He should'a stuck with drinking in Maui |
All that's missing are the prison utilities and the shackles. British Columbia il-Liberal premier Gordon Campbell is a condemned man as far as his political career is concerned. He's had a few reprieves along the way but his high crimes and misdemeanours have caught up with him at last.
Campbell is now the least popular premier in the land, scoring a heart-stopping 12% in the polls. The good people of the most beautiful province in the country have had it with Campbell and his harmonized sales tax scam. During the election he denied it was even on his radar. No sooner had he bagged another majority than he dropped the HST bomb on a betrayed electorate.
The public's fury was palpable. Petitions were signed around the province demanding the Campbell government reconsider what, by then, they could no longer scrap, at least not without Ottawa's unlikely consent. Campbell's big business backers tried to derail the petition only to be summarily kicked to the curb by the BC Supreme Court.

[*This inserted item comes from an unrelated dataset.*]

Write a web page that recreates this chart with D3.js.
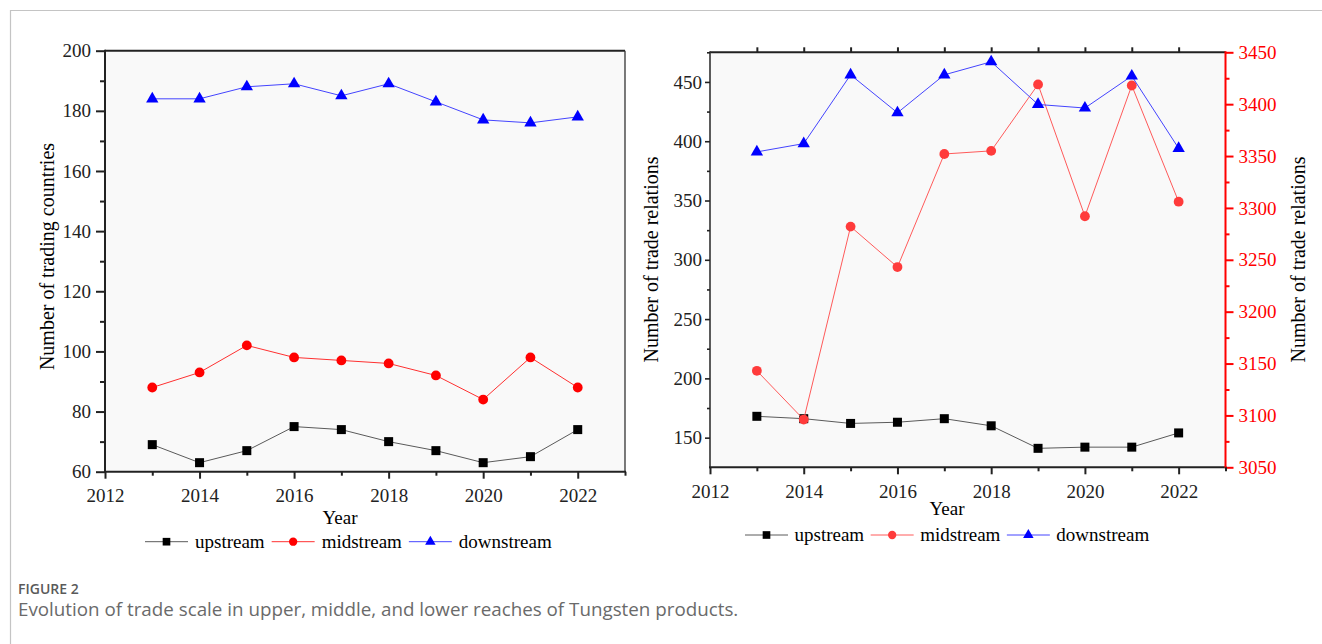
<!DOCTYPE html>
<html>
<head>
<meta charset="utf-8">
<script src="https://cdn.jsdelivr.net/npm/d3@7"></script>
<style>
  html, body { margin: 0; padding: 0; background: #fff; }
  svg { display: block; }
</style>
</head>
<body>
<svg id="fig" width="1322" height="644"></svg>
<script>
// ---- data ----
const years = [2013, 2014, 2015, 2016, 2017, 2018, 2019, 2020, 2021, 2022];
const seriesNames = ["upstream", "midstream", "downstream"];

// trading countries per segment
const countriesUp   = [69, 63, 67, 75, 74, 70, 67, 63, 65, 74];
const countriesMid  = [88, 93, 102, 98, 97, 96, 92, 84, 98, 88];
const countriesDown = [184, 184, 188, 189, 185, 189, 183, 177, 176, 178];

// trade relations per segment (midstream on the right-hand axis)
const relationsUp   = [168, 166, 162, 163, 166, 160, 141, 142, 142, 154];
const relationsMid  = [3143, 3096, 3282, 3243, 3352, 3355, 3419, 3292, 3418, 3306];
const relationsDown = [391, 398, 456, 424, 456, 467, 431, 428, 455, 394];

// axis ticks
const yearTicks       = [2012, 2014, 2016, 2018, 2020, 2022];
const yearMinorTicks  = [2013, 2015, 2017, 2019, 2021, 2023];
const countryTicks    = [60, 80, 100, 120, 140, 160, 180, 200];
const countryMinor    = [70, 90, 110, 130, 150, 170, 190];
const relTicks        = [150, 200, 250, 300, 350, 400, 450];
const relMinor        = [175, 225, 275, 325, 375, 425, 475];
const relRightTicks   = [3050, 3100, 3150, 3200, 3250, 3300, 3350, 3400, 3450];
const relRightMinor   = [3075, 3125, 3175, 3225, 3275, 3325, 3375, 3425];

const SERIF = "Liberation Serif";
const SANS = "Open Sans";
const fmtInt = d3.format("d");
const svg = d3.select("#fig");

// page frame rules
svg.append("line").attr("x1", 10).attr("x2", 1322).attr("y1", 10.5).attr("y2", 10.5)
  .attr("stroke", "#c4c4c4").attr("stroke-width", 1.2);
svg.append("line").attr("x1", 10.5).attr("x2", 10.5).attr("y1", 10).attr("y2", 644)
  .attr("stroke", "#c4c4c4").attr("stroke-width", 1.2);

const styles = {
  up:   { line: "#5a5a5a", fill: "#000000", shape: "square" },
  mid:  { line: "#ff3030", fill: "#ff0000", shape: "circle" },
  mid2: { line: "#ff5a5a", fill: "#ff3b3b", shape: "circle" },
  down: { line: "#4444ff", fill: "#0000ff", shape: "triangle" }
};

function drawMarker(g, shape, cx, cy, color, scale) {
  scale = scale || 1;
  if (shape === "square") {
    const s = 9 * scale;
    g.append("rect").attr("x", cx - s / 2).attr("y", cy - s / 2)
      .attr("width", s).attr("height", s).attr("fill", color);
  } else if (shape === "circle") {
    g.append("circle").attr("cx", cx).attr("cy", cy).attr("r", 4.9 * scale).attr("fill", color);
  } else {
    g.append("path").attr("d", d3.symbol(d3.symbolTriangle, 66 * scale * scale)())
      .attr("transform", `translate(${cx},${cy})`).attr("fill", color);
  }
}

function drawSeries(g, x, y, values, st) {
  const line = d3.line().x((d, i) => x(years[i])).y(d => y(d));
  g.append("path").datum(values).attr("d", line)
    .attr("fill", "none").attr("stroke", st.line).attr("stroke-width", 1);
  const mg = g.append("g");
  values.forEach((v, i) => drawMarker(mg, st.shape, x(years[i]), y(v), st.fill));
}

function styleAxis(g, color, width) {
  g.attr("font-family", SERIF).attr("font-size", 19);
  g.select(".domain").remove();
  g.selectAll(".tick line").attr("stroke", color).attr("stroke-width", width);
  g.selectAll(".tick text").attr("fill", color)
    .attr("font-family", SERIF).attr("font-size", 19);
}

function legend(x0, cy, items, gap) {
  const g = svg.append("g");
  let x = x0;
  items.forEach(it => {
    g.append("line").attr("x1", x).attr("x2", x + 43).attr("y1", cy).attr("y2", cy)
      .attr("stroke", it.st.line).attr("stroke-width", 1);
    drawMarker(g, it.st.shape, x + 21.5, cy, it.st.fill, 0.85);
    const t = g.append("text").attr("x", x + 43 + gap).attr("y", cy).attr("dy", "0.32em")
      .attr("font-family", SERIF).attr("font-size", 19).attr("fill", "#000").text(it.name);
    x = x + 43 + gap + t.node().getComputedTextLength() + gap;
  });
}

// ---------- left panel: number of trading countries ----------
{
  const L = 105, R = 625, T = 50.7, B = 471.7;
  const x = d3.scaleLinear().domain([2012, 2023]).range([L, R]);
  const y = d3.scaleLinear().domain([60, 200]).range([B, T]);
  const g = svg.append("g");
  g.append("rect").attr("x", L).attr("y", T).attr("width", R - L).attr("height", B - T).attr("fill", "#f9f9f9");

  const plot = g.append("g");
  drawSeries(plot, x, y, countriesUp, styles.up);
  drawSeries(plot, x, y, countriesMid, styles.mid);
  drawSeries(plot, x, y, countriesDown, styles.down);

  // frame
  g.append("line").attr("x1", L).attr("x2", R).attr("y1", T).attr("y2", T).attr("stroke", "#222").attr("stroke-width", 2);
  g.append("line").attr("x1", R).attr("x2", R).attr("y1", T).attr("y2", B).attr("stroke", "#333").attr("stroke-width", 1.3);
  g.append("line").attr("x1", L).attr("x2", L).attr("y1", T - 1).attr("y2", B + 1).attr("stroke", "#222").attr("stroke-width", 2);
  g.append("line").attr("x1", L - 1).attr("x2", R + 1).attr("y1", B).attr("y2", B).attr("stroke", "#222").attr("stroke-width", 2);

  const ay = g.append("g").attr("transform", `translate(${L},0)`)
    .call(d3.axisLeft(y).tickValues(countryTicks).tickSize(9).tickPadding(5).tickFormat(fmtInt));
  styleAxis(ay, "#222", 2);
  const ay2 = g.append("g").attr("transform", `translate(${L},0)`)
    .call(d3.axisLeft(y).tickValues(countryMinor).tickSize(5).tickFormat(""));
  styleAxis(ay2, "#222", 2);

  const ax = g.append("g").attr("transform", `translate(0,${B})`)
    .call(d3.axisBottom(x).tickValues(yearTicks).tickSize(7).tickPadding(10).tickFormat(fmtInt));
  styleAxis(ax, "#222", 2);
  const ax2 = g.append("g").attr("transform", `translate(0,${B})`)
    .call(d3.axisBottom(x).tickValues(yearMinorTicks).tickSize(4).tickFormat(""));
  styleAxis(ax2, "#222", 2);

  g.append("text").attr("x", 340).attr("y", 524).attr("text-anchor", "middle")
    .attr("font-family", SERIF).attr("font-size", 19).text("Year");
  g.append("text").attr("transform", "translate(47,256.5) rotate(-90)").attr("text-anchor", "middle")
    .attr("dy", "0.35em").attr("font-family", SERIF).attr("font-size", 20).text("Number of trading countries");

  legend(145, 541.7, [
    { name: seriesNames[0], st: styles.up },
    { name: seriesNames[1], st: styles.mid },
    { name: seriesNames[2], st: styles.down }
  ], 7);
}

// ---------- right panel: number of trade relations ----------
{
  const L = 710, R = 1225.5, T = 52.3, B = 467.3;
  const x = d3.scaleLinear().domain([2012, 2023]).range([L, R]);
  const y = d3.scaleLinear().domain([125, 475]).range([B, T]);
  const yR = d3.scaleLinear().domain([3050, 3450]).range([B, T]);
  const g = svg.append("g");
  g.append("rect").attr("x", L).attr("y", T).attr("width", R - L).attr("height", B - T).attr("fill", "#f9f9f9");

  const plot = g.append("g");
  drawSeries(plot, x, y, relationsUp, styles.up);
  drawSeries(plot, x, yR, relationsMid, styles.mid2);
  drawSeries(plot, x, y, relationsDown, styles.down);

  // frame
  g.append("line").attr("x1", L).attr("x2", R).attr("y1", T).attr("y2", T).attr("stroke", "#222").attr("stroke-width", 2);
  g.append("line").attr("x1", L).attr("x2", L).attr("y1", T - 1).attr("y2", B + 1).attr("stroke", "#333").attr("stroke-width", 1.6);
  g.append("line").attr("x1", L - 1).attr("x2", R + 1).attr("y1", B).attr("y2", B).attr("stroke", "#222").attr("stroke-width", 2);
  g.append("line").attr("x1", R).attr("x2", R).attr("y1", T - 1).attr("y2", B + 1).attr("stroke", "#ff0000").attr("stroke-width", 2);

  const ay = g.append("g").attr("transform", `translate(${L},0)`)
    .call(d3.axisLeft(y).tickValues(relTicks).tickSize(5).tickPadding(3).tickFormat(fmtInt));
  styleAxis(ay, "#222", 1.6);
  const ay2 = g.append("g").attr("transform", `translate(${L},0)`)
    .call(d3.axisLeft(y).tickValues(relMinor).tickSize(3).tickFormat(""));
  styleAxis(ay2, "#222", 1.6);

  const ar = g.append("g").attr("transform", `translate(${R},0)`)
    .call(d3.axisRight(yR).tickValues(relRightTicks).tickSize(8).tickPadding(5).tickFormat(fmtInt));
  styleAxis(ar, "#ff0000", 2);
  const ar2 = g.append("g").attr("transform", `translate(${R},0)`)
    .call(d3.axisRight(yR).tickValues(relRightMinor).tickSize(4).tickFormat(""));
  styleAxis(ar2, "#ff0000", 2);

  const ax = g.append("g").attr("transform", `translate(0,${B})`)
    .call(d3.axisBottom(x).tickValues(yearTicks).tickSize(7).tickPadding(10).tickFormat(fmtInt));
  styleAxis(ax, "#222", 2);
  const ax2 = g.append("g").attr("transform", `translate(0,${B})`)
    .call(d3.axisBottom(x).tickValues(yearMinorTicks).tickSize(4).tickFormat(""));
  styleAxis(ax2, "#222", 2);

  const at = g.append("g").attr("transform", `translate(0,${T})`)
    .call(d3.axisTop(x).tickValues(yearTicks.concat(yearMinorTicks).filter(v => v > 2012 && v < 2023)).tickSize(5).tickFormat(""));
  styleAxis(at, "#222", 2);

  g.append("text").attr("x", 947).attr("y", 515).attr("text-anchor", "middle")
    .attr("font-family", SERIF).attr("font-size", 19).text("Year");
  g.append("text").attr("transform", "translate(651,259.5) rotate(-90)").attr("text-anchor", "middle")
    .attr("dy", "0.35em").attr("font-family", SERIF).attr("font-size", 20).text("Number of trade relations");
  g.append("text").attr("transform", "translate(1298,259.5) rotate(-90)").attr("text-anchor", "middle")
    .attr("dy", "0.35em").attr("font-family", SERIF).attr("font-size", 20).text("Number of trade relations");

  legend(745, 535, [
    { name: seriesNames[0], st: styles.up },
    { name: seriesNames[1], st: styles.mid2 },
    { name: seriesNames[2], st: styles.down }
  ], 6.5);
}

// ---------- caption ----------
svg.append("text").attr("x", 18).attr("y", 594)
  .attr("font-family", SANS).attr("font-size", 14).attr("font-weight", 600)
  .attr("fill", "#5a5a5a").text("FIGURE 2");
svg.append("text").attr("x", 18).attr("y", 616)
  .attr("font-family", SANS).attr("font-size", 18.8)
  .attr("fill", "#6a6a6a").text("Evolution of trade scale in upper, middle, and lower reaches of Tungsten products.");
</script>
</body>
</html>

Shortly after failing in court, a FOI application netted government documents that show BC bureaucrats were kicking the HST thing around with their counterparts in Ottawa months before the election. There was even a 'smoking gun' memo sent to the BC MinFin, Colin Hansen. A long simmering public boiled over.
Campbell and his MinFin denied there was anything underhanded in their electoral denials. Perhaps because this government has lied to the public time after time they calculated they could get away with it one more time. Perhaps because this government has lied to the public time after time, the public, this time, wasn't buying it.

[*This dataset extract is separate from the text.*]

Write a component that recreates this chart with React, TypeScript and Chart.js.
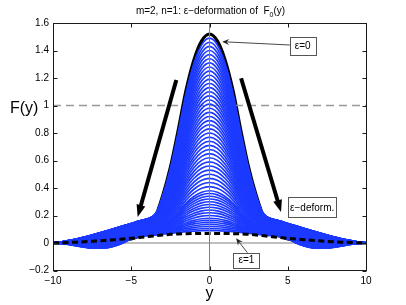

Campbell wasted no time throwing gasoline on the fire burning at his feet. He brazenly announced that he'll ride this one out. He won't consider resigning. He said he was staying on to lead his provincial il-Libs in the next election. In so doing Campbell merely fixed the date for his and his party's mass execution.
But I'm thinking that a lot of Campbell's caucus colleagues figure this is a walk the Boss should be taking all on his own. I just don't think many of them want to see their political careers end this way. Campbell isn't the Pharoah. The attendants don't have to die with him. That sound you hear may be the scraping noise of knives being sharpened. Campbell is no Pharoah but he may well go the way of Caesar.
Suddenly British Columbia politics are interesting again.